Hachette Book Group, a New York-based book publisher, announced a new partnership (doc file) with content tracking service Attributor that will allow the company to track uses of its content on the Web.
Though this is yet another major client for Attributor, which already added Time Warner to its video monitoring service in April, it also marks the addition of a new feature for Attributor, PDF detection.
Attributor’s service can now detect duplication in PDF files using a hybrid of its existing text matching service, which is used to detect likely matches, and a file matching system to detect copies. The system works even if the content was not originally uploaded in PDF format, meaning the person offering the unlicensed copies converted the file to PDF, and works with many different file sharing, sometimes referred to as “cyberlocker” sites.

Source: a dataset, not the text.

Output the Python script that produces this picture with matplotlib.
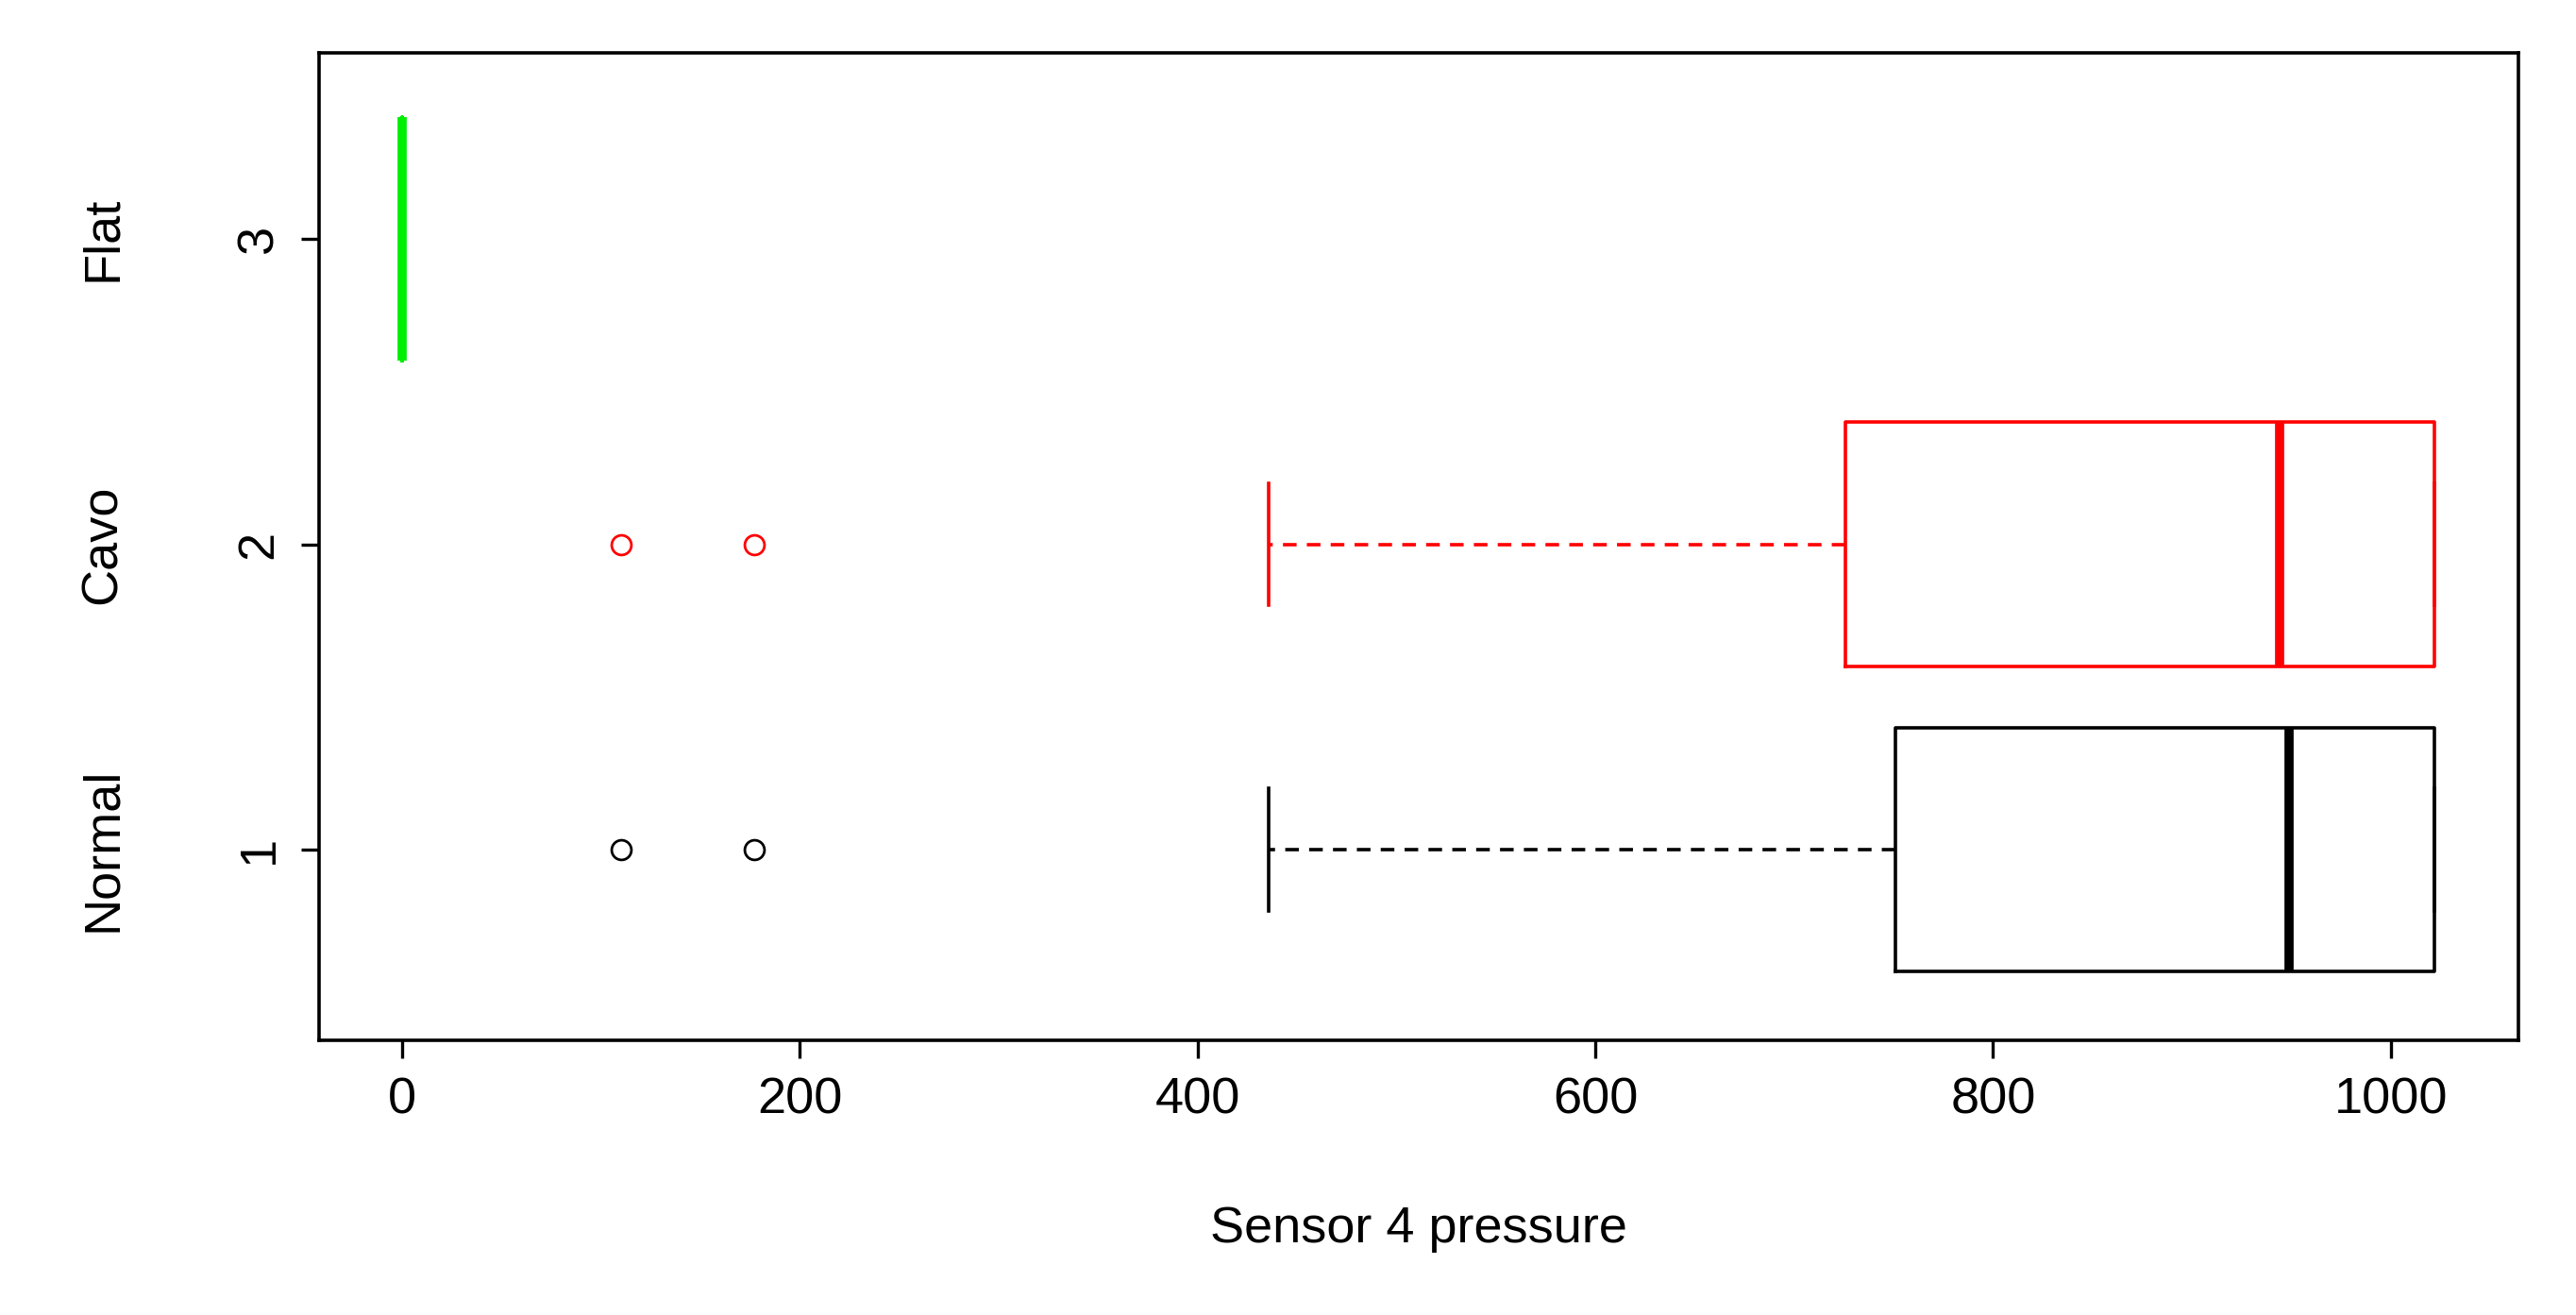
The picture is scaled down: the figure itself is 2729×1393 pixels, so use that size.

This is a big announcement because it makes the Attributor system useful for a whole new range of new audiences. Where once it was targeted at publishers of text articles, such as blogs, news organizations, etc. it is now available to also help book publishers, such as Hachette, research firms and others that routinely publish to PDF format or have their content repurposed into PDF format.
Though Google and other search engines have been able to find matching text within PDFs, Attributor looks at the PDF file itself, similar to what it does with its image search, enabling it to go beyond simple text matching and look for other similarities. How effective this matching is remains to be seen, may be the subject of a future test for me, but it is an interesting feature and one that is likely to be compelling for for many publishers.
In the end, if you publish a lot of files to PDF format or work in a type of content that is often reformatted into PDFs, you may want to give Attributor a second look.
Disclosure: I have consulted with Attributor.